Converting nonlibrary buildings to public libraries is done all the time. Sometimes everything works out beautifully, but on other occasions the library ends up spending far more on a reworked but dysfunctional building than it would spend on a brand-new one, and in addition is saddled with higher operating costs for the life of the building.
When people pressure you to accept or purchase an existing building, always get help before saying “yes.”
- The help includes a building program written without any conversion job in mind. Once it is finished, the program can be compared with the proposed building to be sure that the spaces you need can be provided there.
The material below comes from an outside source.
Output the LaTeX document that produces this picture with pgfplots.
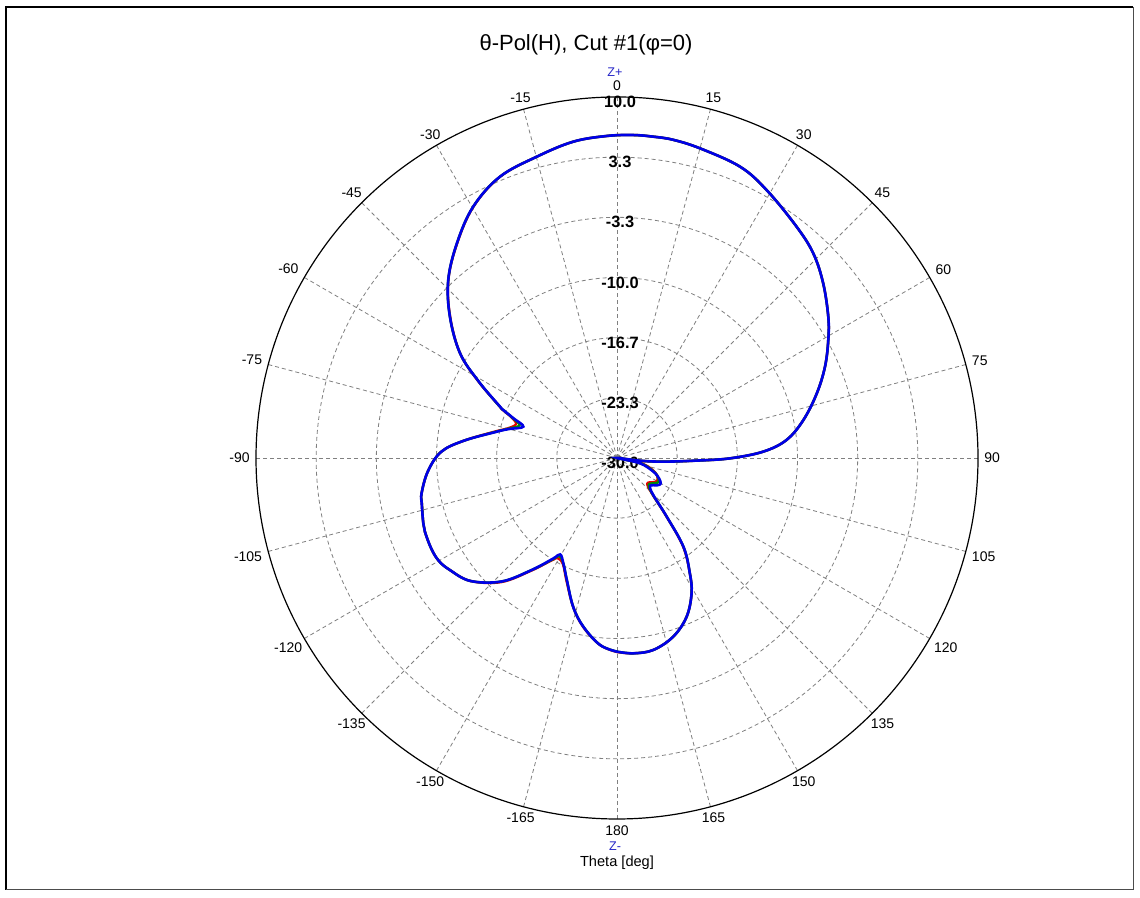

Sometimes a building will be so unsuitable for reuse that your consultant’s opinion may be enough to stop things.
- An architect can help evaluate the building to ensure that it is in good condition and can be converted to a functional, modern library at a reasonable cost. Your architect will review code implications to be sure that modernizing the building will not embroil the library in a maze of code compliance issues. Your architect can also check for EPA concerns, such as asbestos, possible buried fuel tanks, and so on. In many cases, a quick examination will lead to the rejection of the proposed conversion project.
- Your architects may bring in engineers to evaluate the structure of the building, the condition of MEP services, any hidden threats, the ease of opening up internal spaces, and any difficulties involving accessibility.
- If the project passes initial checking, your programmers, architects, and engineers will need to review the ability of the building to meet all specified functional needs.
- At this point, your architects will need to develop a cost estimate. This is a dangerous area, particularly when it comes to remodeling. There may be pressure on your architect to lowball costs. In all cases of this type, your architects and other experts will need to report on projected remodeling costs, functional compromises that would result from remodeling, and the likely cost of building a similar structure from scratch.
Rejecting a proposed conversion job may be unpopular with your community. This is one area where your hired outside experts will prove their worth. They can deliver the bad news and then go home to distant communities where their annoyed neighbors will not snarl at them at the supermarket.
If all of this sounds negative, it’s because there are numerous pitfalls in conversion projects. Luckily, many excellent libraries are constructed by converting other buildings, so it’s a matter of caution rather than outright rejection. In general, fairly new buildings with wide-open spaces, high ceilings, good windows, sidewalk-level entrances, concrete slab floors, up-to-date MEP systems, and sufficient parking seem to offer the best possibilities.